He famously adopted a robotic voice while being interviewed by former player Neal Foulds for ITV Sport after his win over Chinese teenager Yan Bingtao at the World Grand Prix in Preston in February 2017. ‘Yes … it resonates … very much … for me … when I come … here to the Preston … Guild … Hall.’ Funny to watch, excruciating to be a part of. Foulds, to his credit, wrapped up the encounter with: ‘You played a bit like a robot tonight, Ronnie. Well done.’ Several months after we meet, O’Sullivan adopts a parody Aussie drawl in an interview with BBC Lancashire Sport at the Players Championship after reaching the quarter-finals. He’s boycotted interviews, gone mute in others, zoned out or got fired up. Yep, Ronnie’s unpredictable all right.

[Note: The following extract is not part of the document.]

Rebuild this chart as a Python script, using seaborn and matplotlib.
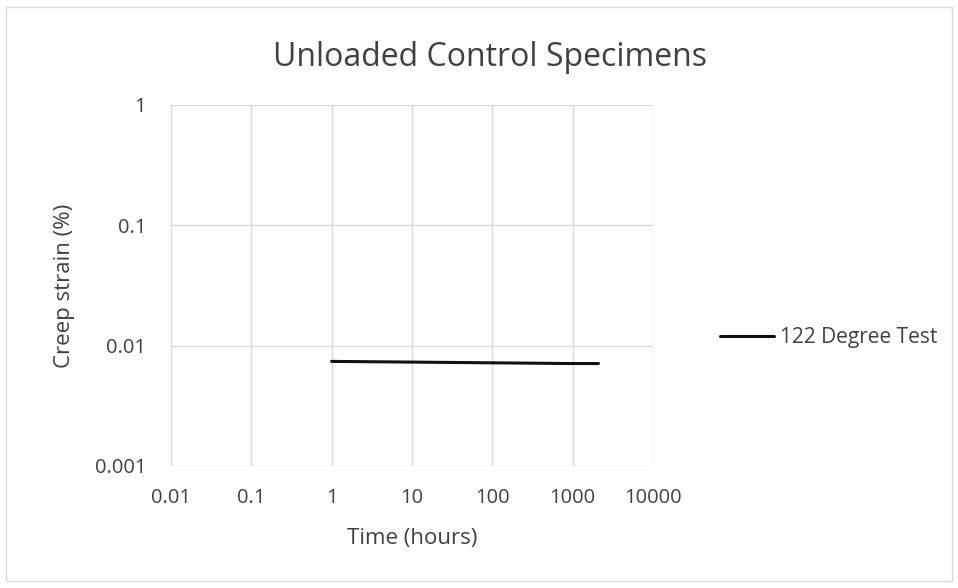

Controversy has followed him throughout his career. Success and scandal: the two Ronnies. There’s been the smashing of cues. The swiping of the balls in frustration, an automatic concession. The self-sabotage of maximums on the final ball in protest at the size of the financial incentive offered by the tournament. The fines. The shoulder barges. The disciplinary letters. The criticism of refs. The picking of fights with photographers. Playing shoeless. The mental-health battles. The public meltdowns. The visit to the Priory. The abuse of venues and of press officers. So rich and consistent has been the controversy, you almost forget about his extraordinary dominance of his sport. It’s like Roger Federer and Nick Kyrgios rolled into one. But he’s never been less than box office. In my taxi on the way to his house, I reflect that I don’t think I’ve watched snooker to watch the game itself. Just to watch Ronnie.
Then, of course, there’s the playing left-handed thing. In a notorious match with Alain Robidoux in 1996, Ronnie so enraged the Canadian by playing with his ‘wrong’ hand that Robidoux went on playing long after he needed snookers to win the frame and then refused to shake Ronnie’s hand at the end. It was uncomfortable to watch. But there’s another way to look at this, as commentator Clive Everton did. ‘Ronnie sometimes plays a series of shots left-handed when he doesn’t need to, as if to shake something up inside him,’ said Everton, while commentating on one of his matches. ‘I think the word “genius” should be used sparingly, but I think he is [one]. Geniuses see things differently from the rest of the world.’
Geniuses see things differently from the rest of the world.
I fully understand Ronnie’s frustration with the ‘genius’ tag. In sport it has come to mean someone preternaturally gifted; someone presented with a wholly formed talent that they can exploit or squander. It robs you of both credit for your success and excuses when you fail. Barry Hearn, snooker supremo and vocal critic of O’Sullivan, put it with stinging succinctness: ‘His biggest strength is what God gave him. His biggest weakness is Ronnie O’Sullivan himself.’
But if defined as the ability to see things differently, to think creatively and with imagination, to not just look for the needle in the haystack but – as Einstein once said of himself when asked what separated him from others – to go on looking for all the possible needles, then Ronnie’s left-handed exploits, and indeed Ronnie himself, start to make a lot more sense.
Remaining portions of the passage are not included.